Extract exactly those lines that lie between the start of the material and the line with "return (PLOT_B - py) / PH", including both boundary lines and no others.

-- Source material --
* * * * * * * * *
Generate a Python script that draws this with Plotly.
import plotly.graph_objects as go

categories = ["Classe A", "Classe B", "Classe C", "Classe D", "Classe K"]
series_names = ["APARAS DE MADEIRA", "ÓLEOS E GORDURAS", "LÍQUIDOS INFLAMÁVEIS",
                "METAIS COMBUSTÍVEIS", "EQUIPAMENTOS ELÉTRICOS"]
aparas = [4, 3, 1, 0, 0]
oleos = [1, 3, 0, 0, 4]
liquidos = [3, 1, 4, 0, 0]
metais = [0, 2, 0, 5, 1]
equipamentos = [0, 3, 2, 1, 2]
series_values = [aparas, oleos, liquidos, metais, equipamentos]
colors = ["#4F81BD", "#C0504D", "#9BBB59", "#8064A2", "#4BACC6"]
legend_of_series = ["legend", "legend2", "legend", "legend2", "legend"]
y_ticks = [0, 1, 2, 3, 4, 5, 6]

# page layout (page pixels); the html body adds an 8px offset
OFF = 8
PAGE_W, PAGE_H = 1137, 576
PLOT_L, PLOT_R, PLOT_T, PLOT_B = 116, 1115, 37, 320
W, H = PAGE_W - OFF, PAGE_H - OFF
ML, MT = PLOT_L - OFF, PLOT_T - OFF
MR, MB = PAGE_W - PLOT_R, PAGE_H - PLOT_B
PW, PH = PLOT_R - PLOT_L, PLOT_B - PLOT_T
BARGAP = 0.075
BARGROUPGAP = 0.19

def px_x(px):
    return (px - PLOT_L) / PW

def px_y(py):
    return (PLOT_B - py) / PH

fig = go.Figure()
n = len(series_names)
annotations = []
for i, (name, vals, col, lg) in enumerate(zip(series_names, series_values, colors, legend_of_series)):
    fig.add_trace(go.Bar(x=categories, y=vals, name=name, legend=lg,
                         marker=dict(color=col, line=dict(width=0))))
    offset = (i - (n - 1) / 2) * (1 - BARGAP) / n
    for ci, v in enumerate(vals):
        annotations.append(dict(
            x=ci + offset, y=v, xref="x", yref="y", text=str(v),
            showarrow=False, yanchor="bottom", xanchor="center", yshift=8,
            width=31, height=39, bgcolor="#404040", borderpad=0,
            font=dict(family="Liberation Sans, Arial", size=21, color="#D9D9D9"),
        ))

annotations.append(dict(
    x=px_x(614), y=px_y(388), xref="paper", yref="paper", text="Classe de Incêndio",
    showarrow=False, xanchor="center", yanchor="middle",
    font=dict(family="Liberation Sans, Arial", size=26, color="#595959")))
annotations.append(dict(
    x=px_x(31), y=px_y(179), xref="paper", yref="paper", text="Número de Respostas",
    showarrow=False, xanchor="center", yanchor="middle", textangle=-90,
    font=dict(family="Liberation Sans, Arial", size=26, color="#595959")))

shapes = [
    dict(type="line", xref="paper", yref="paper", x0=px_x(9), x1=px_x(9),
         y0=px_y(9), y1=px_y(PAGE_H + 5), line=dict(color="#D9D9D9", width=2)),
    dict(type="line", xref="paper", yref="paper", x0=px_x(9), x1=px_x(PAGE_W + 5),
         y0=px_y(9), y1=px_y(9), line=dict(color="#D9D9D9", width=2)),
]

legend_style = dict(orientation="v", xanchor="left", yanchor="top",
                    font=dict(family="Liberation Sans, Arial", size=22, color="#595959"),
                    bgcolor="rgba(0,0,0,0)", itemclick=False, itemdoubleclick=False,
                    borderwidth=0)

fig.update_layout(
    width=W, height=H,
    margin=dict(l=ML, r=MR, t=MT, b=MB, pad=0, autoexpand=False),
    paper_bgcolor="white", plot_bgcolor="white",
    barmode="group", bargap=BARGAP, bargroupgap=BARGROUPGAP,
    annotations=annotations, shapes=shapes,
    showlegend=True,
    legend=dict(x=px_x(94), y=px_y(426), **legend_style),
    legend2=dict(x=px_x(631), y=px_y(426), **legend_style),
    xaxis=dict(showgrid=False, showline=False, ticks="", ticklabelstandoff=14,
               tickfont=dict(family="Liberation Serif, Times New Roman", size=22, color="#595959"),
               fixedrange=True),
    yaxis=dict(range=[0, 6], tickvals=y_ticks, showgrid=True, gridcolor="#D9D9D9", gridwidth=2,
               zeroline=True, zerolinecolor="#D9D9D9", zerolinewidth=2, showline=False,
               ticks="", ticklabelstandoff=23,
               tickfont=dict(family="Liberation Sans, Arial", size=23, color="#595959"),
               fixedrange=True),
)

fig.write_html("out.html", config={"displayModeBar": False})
* * * * * * * * *
-- Response to this task --
Generate a Python script that draws this with Plotly.
import plotly.graph_objects as go

categories = ["Classe A", "Classe B", "Classe C", "Classe D", "Classe K"]
series_names = ["APARAS DE MADEIRA", "ÓLEOS E GORDURAS", "LÍQUIDOS INFLAMÁVEIS",
                "METAIS COMBUSTÍVEIS", "EQUIPAMENTOS ELÉTRICOS"]
aparas = [4, 3, 1, 0, 0]
oleos = [1, 3, 0, 0, 4]
liquidos = [3, 1, 4, 0, 0]
metais = [0, 2, 0, 5, 1]
equipamentos = [0, 3, 2, 1, 2]
series_values = [aparas, oleos, liquidos, metais, equipamentos]
colors = ["#4F81BD", "#C0504D", "#9BBB59", "#8064A2", "#4BACC6"]
legend_of_series = ["legend", "legend2", "legend", "legend2", "legend"]
y_ticks = [0, 1, 2, 3, 4, 5, 6]

# page layout (page pixels); the html body adds an 8px offset
OFF = 8
PAGE_W, PAGE_H = 1137, 576
PLOT_L, PLOT_R, PLOT_T, PLOT_B = 116, 1115, 37, 320
W, H = PAGE_W - OFF, PAGE_H - OFF
ML, MT = PLOT_L - OFF, PLOT_T - OFF
MR, MB = PAGE_W - PLOT_R, PAGE_H - PLOT_B
PW, PH = PLOT_R - PLOT_L, PLOT_B - PLOT_T
BARGAP = 0.075
BARGROUPGAP = 0.19

def px_x(px):
    return (px - PLOT_L) / PW

def px_y(py):
    return (PLOT_B - py) / PH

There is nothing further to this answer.